Mais c'est surtout notre propre manière de consommer qui a un impact majeur. Ainsi, seul un Belge sur dix est abonné à un service de streaming. En France, c’est trois habitants sur dix, et aux Pays-Bas, c'est même quatre sur dix. De plus, les Belges optent plus souvent pour un abonnement gratuit. Le nombre d'abonnés payants est jusqu'à 30 % inférieur à celui des pays voisins. « L'impact économique de cette situation est énorme. Les abonnements gratuits rapportent aux auteurs et compositeurs 10 fois moins de revenus qu'une version payante. » explique Steven Desloovere.
Par ailleurs, les Belges consomment peu de musique locale. Cela est également préjudiciable pour nos auteurs et compositeurs. Plus nous consommons de musique étrangère, plus l'argent va vers les auteurs d'autres pays. « En 2023, 34 % de la musique streamée était belge. Malheureusement, nous observons une tendance à la baisse, car ce chiffre était de 38 % en 2022. », conclut Steven Desloovere.
Un investissement continu pour la meilleure et la plus rapide des rémunérations
Malgré cette situation complexe, la société d'auteurs est fière de pouvoir offrir à ses membres la meilleure rémunération pour la consommation en ligne de leurs créations. La Sabam facture cette rémunération auprès de 205 plateformes (inter)nationales de streaming, de téléchargement et de VOD dans pas moins de 245 territoires à travers le monde. Cela lui confère un avantage considérable par rapport aux sociétés d'auteurs d'autres pays.

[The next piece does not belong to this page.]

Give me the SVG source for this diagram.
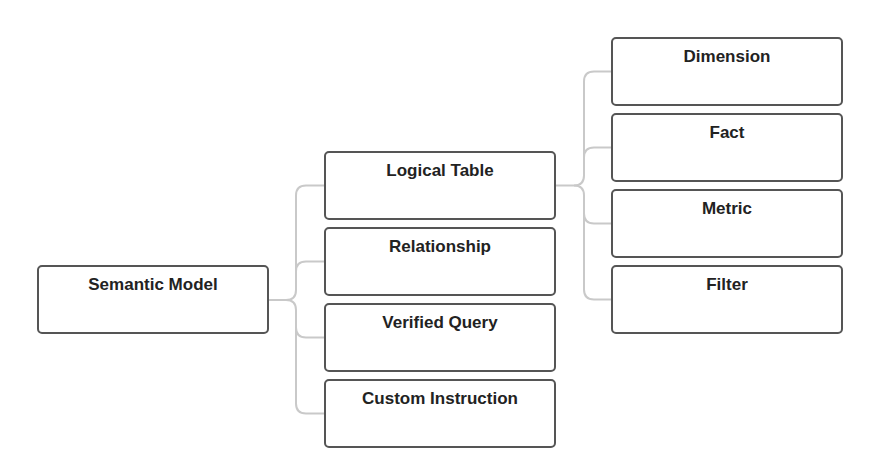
<svg xmlns="http://www.w3.org/2000/svg" width="873" height="471" viewBox="0 0 873 471">
<style>
.box{fill:#fff;stroke:#555;stroke-width:2}
.lbl{font-family:"Liberation Sans",Arial,sans-serif;font-weight:bold;font-size:17px;fill:#222;text-anchor:middle}
.conn{fill:none;stroke:#c9c9c9;stroke-width:2}
</style>
<rect width="873" height="471" fill="#fff"/>
<g id="connectors">
<path class="conn" d="M268,300 H286 Q296,300 296,290 V195.5 Q296,185.5 306,185.5 H325"/>
<path class="conn" d="M286,300 Q296,300 296,310 V403.5 Q296,413.5 306,413.5 H325"/>
<path class="conn" d="M296,271.5 Q296,261.5 306,261.5 H325"/>
<path class="conn" d="M296,327.5 Q296,337.5 306,337.5 H325"/>
<path class="conn" d="M555,185.5 H574 Q584,185.5 584,175.5 V81.5 Q584,71.5 594,71.5 H612"/>
<path class="conn" d="M574,185.5 Q584,185.5 584,195.5 V289.5 Q584,299.5 594,299.5 H612"/>
<path class="conn" d="M584,157.5 Q584,147.5 594,147.5 H612"/>
<path class="conn" d="M584,213.5 Q584,223.5 594,223.5 H612"/>
</g>
<g id="semantic-model"><rect class="box" x="38" y="266" width="230" height="67" rx="4"/><text class="lbl" x="153" y="290">Semantic Model</text></g>
<g id="logical-table"><rect class="box" x="325" y="152" width="230" height="67" rx="4"/><text class="lbl" x="440" y="176">Logical Table</text></g>
<g id="relationship"><rect class="box" x="325" y="228" width="230" height="67" rx="4"/><text class="lbl" x="440" y="252">Relationship</text></g>
<g id="verified-query"><rect class="box" x="325" y="304" width="230" height="67" rx="4"/><text class="lbl" x="440" y="328">Verified Query</text></g>
<g id="custom-instruction"><rect class="box" x="325" y="380" width="230" height="67" rx="4"/><text class="lbl" x="440" y="404">Custom Instruction</text></g>
<g id="dimension"><rect class="box" x="612" y="38" width="230" height="67" rx="4"/><text class="lbl" x="727" y="62">Dimension</text></g>
<g id="fact"><rect class="box" x="612" y="114" width="230" height="67" rx="4"/><text class="lbl" x="727" y="138">Fact</text></g>
<g id="metric"><rect class="box" x="612" y="190" width="230" height="67" rx="4"/><text class="lbl" x="727" y="214">Metric</text></g>
<g id="filter"><rect class="box" x="612" y="266" width="230" height="67" rx="4"/><text class="lbl" x="727" y="290">Filter</text></g>
</svg>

La Sabam continue également d'investir dans la modernisation de ses propres systèmes afin d'offrir à ses auteurs non seulement la meilleure rémunération, mais aussi la plus rapide. Cela lui permet de verser la rémunération en ligne de ses auteurs sur une base mensuelle.
En 2023, la Sabam a distribué 12,6 millions d'euros de droits en ligne aux auteurs, compositeurs et éditeurs.